• **Rows**
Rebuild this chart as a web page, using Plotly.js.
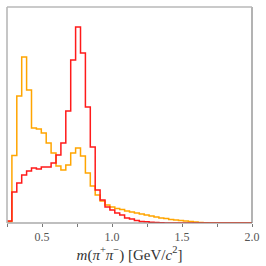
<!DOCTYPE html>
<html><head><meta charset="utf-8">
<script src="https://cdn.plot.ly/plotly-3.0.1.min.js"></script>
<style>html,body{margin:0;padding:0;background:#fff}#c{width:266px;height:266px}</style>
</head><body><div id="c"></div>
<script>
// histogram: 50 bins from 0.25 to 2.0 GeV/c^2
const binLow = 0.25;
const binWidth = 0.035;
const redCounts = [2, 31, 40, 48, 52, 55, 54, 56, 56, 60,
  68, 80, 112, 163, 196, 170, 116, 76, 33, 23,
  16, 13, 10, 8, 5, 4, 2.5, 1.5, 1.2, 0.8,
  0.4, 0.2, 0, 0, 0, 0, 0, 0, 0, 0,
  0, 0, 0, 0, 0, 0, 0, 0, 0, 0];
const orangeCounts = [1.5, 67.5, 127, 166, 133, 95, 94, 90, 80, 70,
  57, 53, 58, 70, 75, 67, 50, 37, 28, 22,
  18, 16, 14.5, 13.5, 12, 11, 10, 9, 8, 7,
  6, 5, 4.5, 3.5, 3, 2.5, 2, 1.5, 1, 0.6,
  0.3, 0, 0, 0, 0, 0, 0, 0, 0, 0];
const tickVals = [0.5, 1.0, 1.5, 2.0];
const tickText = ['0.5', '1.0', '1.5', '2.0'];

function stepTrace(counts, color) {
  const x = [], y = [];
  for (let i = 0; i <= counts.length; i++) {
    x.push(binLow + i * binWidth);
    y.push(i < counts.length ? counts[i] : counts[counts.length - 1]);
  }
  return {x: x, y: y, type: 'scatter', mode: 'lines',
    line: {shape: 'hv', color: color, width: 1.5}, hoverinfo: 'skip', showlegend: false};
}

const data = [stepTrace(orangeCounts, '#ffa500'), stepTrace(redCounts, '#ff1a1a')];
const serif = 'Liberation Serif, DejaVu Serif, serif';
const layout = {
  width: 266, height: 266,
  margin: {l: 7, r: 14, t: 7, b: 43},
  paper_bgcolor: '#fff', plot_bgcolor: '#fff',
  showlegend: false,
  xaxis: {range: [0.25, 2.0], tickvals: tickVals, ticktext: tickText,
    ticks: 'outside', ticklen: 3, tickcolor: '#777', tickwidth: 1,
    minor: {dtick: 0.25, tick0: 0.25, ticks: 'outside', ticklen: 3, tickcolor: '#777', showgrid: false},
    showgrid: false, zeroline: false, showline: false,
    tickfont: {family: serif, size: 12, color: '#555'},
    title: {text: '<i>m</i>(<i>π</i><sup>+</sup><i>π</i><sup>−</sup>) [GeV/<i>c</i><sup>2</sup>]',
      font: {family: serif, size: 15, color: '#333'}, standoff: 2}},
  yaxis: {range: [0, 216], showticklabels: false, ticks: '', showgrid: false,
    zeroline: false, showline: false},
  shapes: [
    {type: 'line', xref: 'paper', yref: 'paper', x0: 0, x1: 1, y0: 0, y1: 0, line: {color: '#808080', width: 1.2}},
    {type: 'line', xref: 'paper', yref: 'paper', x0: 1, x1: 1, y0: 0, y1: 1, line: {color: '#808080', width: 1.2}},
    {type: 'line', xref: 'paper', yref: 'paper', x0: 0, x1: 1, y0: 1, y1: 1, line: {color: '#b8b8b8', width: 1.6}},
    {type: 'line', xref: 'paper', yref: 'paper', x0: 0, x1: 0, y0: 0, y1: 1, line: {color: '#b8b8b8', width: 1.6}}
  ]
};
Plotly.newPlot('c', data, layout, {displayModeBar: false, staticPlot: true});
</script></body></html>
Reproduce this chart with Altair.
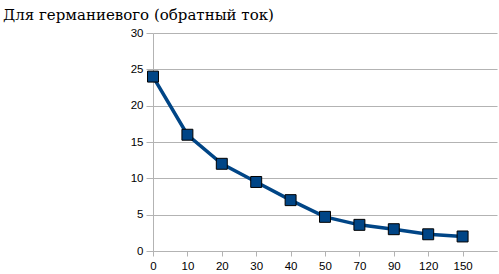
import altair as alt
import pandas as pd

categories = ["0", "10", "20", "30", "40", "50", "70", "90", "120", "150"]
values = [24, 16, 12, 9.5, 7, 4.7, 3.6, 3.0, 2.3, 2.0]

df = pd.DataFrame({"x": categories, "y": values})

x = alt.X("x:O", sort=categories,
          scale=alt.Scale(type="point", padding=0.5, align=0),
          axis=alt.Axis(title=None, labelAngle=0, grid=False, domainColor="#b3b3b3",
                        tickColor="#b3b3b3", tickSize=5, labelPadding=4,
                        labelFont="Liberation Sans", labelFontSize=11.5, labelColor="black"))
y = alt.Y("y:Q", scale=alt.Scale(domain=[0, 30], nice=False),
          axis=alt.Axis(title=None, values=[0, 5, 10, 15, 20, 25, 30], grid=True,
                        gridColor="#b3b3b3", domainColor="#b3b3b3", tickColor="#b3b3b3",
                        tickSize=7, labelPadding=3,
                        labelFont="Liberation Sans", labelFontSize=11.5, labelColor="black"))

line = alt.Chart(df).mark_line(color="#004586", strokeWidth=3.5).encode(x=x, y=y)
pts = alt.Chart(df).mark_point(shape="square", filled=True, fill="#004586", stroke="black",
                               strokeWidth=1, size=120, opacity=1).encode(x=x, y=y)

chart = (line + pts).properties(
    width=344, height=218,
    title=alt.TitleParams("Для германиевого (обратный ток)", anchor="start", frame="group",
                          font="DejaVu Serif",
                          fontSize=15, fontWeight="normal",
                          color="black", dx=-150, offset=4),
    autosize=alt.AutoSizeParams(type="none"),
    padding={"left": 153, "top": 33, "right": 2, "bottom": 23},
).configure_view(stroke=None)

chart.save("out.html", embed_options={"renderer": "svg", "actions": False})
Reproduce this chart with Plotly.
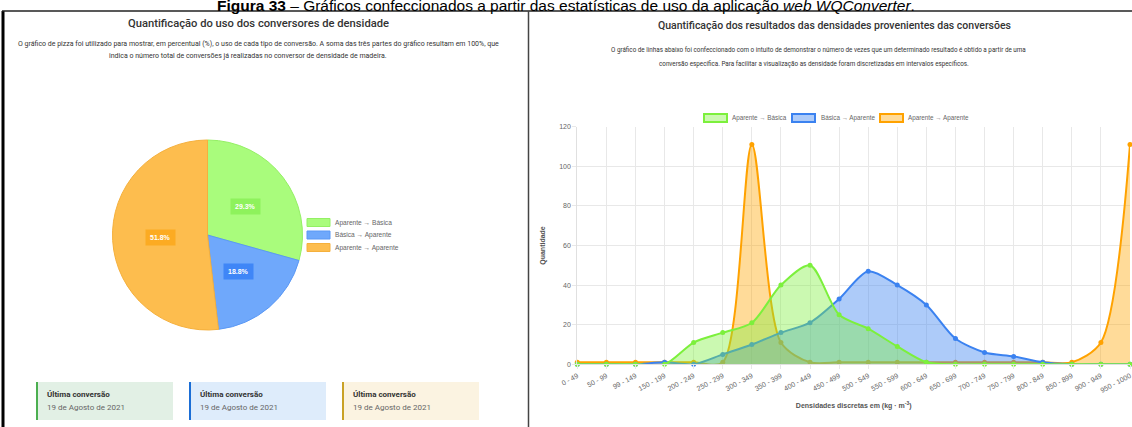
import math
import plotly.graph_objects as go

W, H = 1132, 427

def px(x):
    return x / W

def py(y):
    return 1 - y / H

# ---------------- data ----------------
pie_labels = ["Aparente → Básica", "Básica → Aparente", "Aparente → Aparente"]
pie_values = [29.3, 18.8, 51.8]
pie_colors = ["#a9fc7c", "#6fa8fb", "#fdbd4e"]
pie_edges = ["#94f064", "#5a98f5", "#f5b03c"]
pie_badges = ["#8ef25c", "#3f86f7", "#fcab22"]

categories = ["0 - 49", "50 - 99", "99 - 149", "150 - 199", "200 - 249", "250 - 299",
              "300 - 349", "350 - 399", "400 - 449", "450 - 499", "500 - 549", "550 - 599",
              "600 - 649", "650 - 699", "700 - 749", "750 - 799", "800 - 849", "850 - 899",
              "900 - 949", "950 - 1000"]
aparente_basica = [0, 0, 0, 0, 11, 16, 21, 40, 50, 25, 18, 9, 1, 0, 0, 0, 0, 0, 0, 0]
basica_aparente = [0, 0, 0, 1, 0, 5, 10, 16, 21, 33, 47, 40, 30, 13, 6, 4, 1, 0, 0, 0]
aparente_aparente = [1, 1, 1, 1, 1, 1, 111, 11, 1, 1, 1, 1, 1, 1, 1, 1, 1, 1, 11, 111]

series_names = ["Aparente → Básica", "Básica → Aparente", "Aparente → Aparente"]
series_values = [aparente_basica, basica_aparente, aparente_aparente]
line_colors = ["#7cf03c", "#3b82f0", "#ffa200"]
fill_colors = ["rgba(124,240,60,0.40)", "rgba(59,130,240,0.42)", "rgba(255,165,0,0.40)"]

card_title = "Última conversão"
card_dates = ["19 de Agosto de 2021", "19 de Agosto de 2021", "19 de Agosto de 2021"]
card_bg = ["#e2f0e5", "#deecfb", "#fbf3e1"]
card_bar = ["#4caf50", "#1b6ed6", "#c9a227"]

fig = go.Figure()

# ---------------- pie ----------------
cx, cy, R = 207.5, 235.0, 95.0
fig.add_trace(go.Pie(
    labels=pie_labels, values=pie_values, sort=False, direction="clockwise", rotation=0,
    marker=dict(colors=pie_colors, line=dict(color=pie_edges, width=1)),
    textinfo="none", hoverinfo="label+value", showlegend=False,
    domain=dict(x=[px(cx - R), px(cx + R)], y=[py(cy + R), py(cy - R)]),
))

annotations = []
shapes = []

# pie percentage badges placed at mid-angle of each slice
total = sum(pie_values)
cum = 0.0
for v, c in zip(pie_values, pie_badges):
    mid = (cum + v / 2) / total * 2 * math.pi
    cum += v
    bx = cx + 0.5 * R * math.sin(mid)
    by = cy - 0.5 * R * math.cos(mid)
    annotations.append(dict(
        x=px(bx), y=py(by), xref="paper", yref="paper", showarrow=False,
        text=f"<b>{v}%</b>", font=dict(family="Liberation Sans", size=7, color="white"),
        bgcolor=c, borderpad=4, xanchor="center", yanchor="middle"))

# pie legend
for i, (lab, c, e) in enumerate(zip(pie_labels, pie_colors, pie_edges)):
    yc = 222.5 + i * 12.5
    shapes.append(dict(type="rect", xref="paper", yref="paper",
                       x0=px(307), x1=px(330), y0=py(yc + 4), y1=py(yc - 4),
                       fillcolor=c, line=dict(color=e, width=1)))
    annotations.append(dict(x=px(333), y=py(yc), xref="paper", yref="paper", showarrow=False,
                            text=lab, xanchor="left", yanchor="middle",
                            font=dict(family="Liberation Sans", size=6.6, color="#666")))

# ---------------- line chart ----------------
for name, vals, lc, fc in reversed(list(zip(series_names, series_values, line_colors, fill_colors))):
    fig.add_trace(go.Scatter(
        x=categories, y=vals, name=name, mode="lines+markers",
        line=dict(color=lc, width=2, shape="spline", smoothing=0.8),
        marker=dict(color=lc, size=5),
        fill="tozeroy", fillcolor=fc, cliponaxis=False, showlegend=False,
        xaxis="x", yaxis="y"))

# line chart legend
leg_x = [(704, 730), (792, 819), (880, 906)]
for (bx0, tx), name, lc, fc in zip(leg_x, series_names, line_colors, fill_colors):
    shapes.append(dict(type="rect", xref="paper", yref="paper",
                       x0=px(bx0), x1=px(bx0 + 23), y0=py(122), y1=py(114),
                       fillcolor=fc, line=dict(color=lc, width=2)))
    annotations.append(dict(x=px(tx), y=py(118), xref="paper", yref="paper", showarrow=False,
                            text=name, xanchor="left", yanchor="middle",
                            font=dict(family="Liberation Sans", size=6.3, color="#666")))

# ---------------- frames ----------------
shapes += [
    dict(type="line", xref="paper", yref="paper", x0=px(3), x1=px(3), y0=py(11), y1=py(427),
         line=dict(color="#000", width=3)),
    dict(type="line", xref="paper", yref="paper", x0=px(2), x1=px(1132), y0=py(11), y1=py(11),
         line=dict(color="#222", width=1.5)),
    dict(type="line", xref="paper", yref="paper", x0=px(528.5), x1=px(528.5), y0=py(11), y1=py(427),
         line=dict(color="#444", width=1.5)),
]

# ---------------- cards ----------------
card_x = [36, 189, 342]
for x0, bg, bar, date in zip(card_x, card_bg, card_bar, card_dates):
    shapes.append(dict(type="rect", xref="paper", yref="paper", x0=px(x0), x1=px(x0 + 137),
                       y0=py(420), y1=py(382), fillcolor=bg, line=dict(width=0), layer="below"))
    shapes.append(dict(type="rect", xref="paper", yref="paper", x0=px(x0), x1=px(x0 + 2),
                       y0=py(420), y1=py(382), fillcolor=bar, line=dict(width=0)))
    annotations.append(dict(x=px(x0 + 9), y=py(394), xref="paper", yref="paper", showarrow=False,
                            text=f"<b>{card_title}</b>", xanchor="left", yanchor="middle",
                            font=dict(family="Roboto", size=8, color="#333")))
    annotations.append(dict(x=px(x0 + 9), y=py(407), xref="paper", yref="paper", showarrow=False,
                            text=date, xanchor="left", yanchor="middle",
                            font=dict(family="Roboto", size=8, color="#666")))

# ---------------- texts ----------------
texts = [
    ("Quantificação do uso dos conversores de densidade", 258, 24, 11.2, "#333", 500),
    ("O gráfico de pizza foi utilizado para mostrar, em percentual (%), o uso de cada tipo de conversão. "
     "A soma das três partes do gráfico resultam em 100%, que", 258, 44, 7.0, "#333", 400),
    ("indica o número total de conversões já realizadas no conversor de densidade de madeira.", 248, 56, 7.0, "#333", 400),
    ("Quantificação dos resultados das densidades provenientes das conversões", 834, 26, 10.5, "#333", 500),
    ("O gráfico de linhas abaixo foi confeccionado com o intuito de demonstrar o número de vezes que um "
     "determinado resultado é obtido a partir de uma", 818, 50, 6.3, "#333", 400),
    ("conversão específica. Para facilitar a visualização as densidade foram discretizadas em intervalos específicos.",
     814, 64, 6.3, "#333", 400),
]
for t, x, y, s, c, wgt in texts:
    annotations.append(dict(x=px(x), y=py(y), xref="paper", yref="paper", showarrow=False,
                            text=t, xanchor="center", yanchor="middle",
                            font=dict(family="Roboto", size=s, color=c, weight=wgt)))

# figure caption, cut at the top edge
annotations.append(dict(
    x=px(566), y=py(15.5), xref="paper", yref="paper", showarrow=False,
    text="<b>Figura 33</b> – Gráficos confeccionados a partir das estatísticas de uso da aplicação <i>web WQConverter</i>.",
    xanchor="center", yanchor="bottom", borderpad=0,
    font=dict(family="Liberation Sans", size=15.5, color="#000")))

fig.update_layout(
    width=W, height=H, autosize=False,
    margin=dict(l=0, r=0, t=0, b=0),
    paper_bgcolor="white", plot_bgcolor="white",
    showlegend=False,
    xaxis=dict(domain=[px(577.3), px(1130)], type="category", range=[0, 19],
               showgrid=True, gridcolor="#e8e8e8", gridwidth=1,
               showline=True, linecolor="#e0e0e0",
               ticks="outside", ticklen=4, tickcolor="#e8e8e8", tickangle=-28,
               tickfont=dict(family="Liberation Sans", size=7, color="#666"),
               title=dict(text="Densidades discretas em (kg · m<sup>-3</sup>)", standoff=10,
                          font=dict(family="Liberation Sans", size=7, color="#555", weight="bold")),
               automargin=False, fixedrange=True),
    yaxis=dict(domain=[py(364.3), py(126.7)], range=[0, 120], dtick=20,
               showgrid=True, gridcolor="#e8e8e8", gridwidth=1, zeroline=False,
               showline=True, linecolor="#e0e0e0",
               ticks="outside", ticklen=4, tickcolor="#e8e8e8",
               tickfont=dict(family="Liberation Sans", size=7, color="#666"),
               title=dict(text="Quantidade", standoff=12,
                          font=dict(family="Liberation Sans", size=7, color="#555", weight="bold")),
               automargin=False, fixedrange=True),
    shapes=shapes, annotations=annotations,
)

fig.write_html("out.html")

• **Work to do**
Omit every picture, and please return the entries exactly from the first line through the line with "const tickText = ['0.5', '1.0', '1.5', '2.0'];", both included.

• **Response to the task**
Rebuild this chart as a web page, using Plotly.js.
<!DOCTYPE html>
<html><head><meta charset="utf-8">
<script src="https://cdn.plot.ly/plotly-3.0.1.min.js"></script>
<style>html,body{margin:0;padding:0;background:#fff}#c{width:266px;height:266px}</style>
</head><body><div id="c"></div>
<script>
// histogram: 50 bins from 0.25 to 2.0 GeV/c^2
const binLow = 0.25;
const binWidth = 0.035;
const redCounts = [2, 31, 40, 48, 52, 55, 54, 56, 56, 60,
  68, 80, 112, 163, 196, 170, 116, 76, 33, 23,
  16, 13, 10, 8, 5, 4, 2.5, 1.5, 1.2, 0.8,
  0.4, 0.2, 0, 0, 0, 0, 0, 0, 0, 0,
  0, 0, 0, 0, 0, 0, 0, 0, 0, 0];
const orangeCounts = [1.5, 67.5, 127, 166, 133, 95, 94, 90, 80, 70,
  57, 53, 58, 70, 75, 67, 50, 37, 28, 22,
  18, 16, 14.5, 13.5, 12, 11, 10, 9, 8, 7,
  6, 5, 4.5, 3.5, 3, 2.5, 2, 1.5, 1, 0.6,
  0.3, 0, 0, 0, 0, 0, 0, 0, 0, 0];
const tickVals = [0.5, 1.0, 1.5, 2.0];
const tickText = ['0.5', '1.0', '1.5', '2.0'];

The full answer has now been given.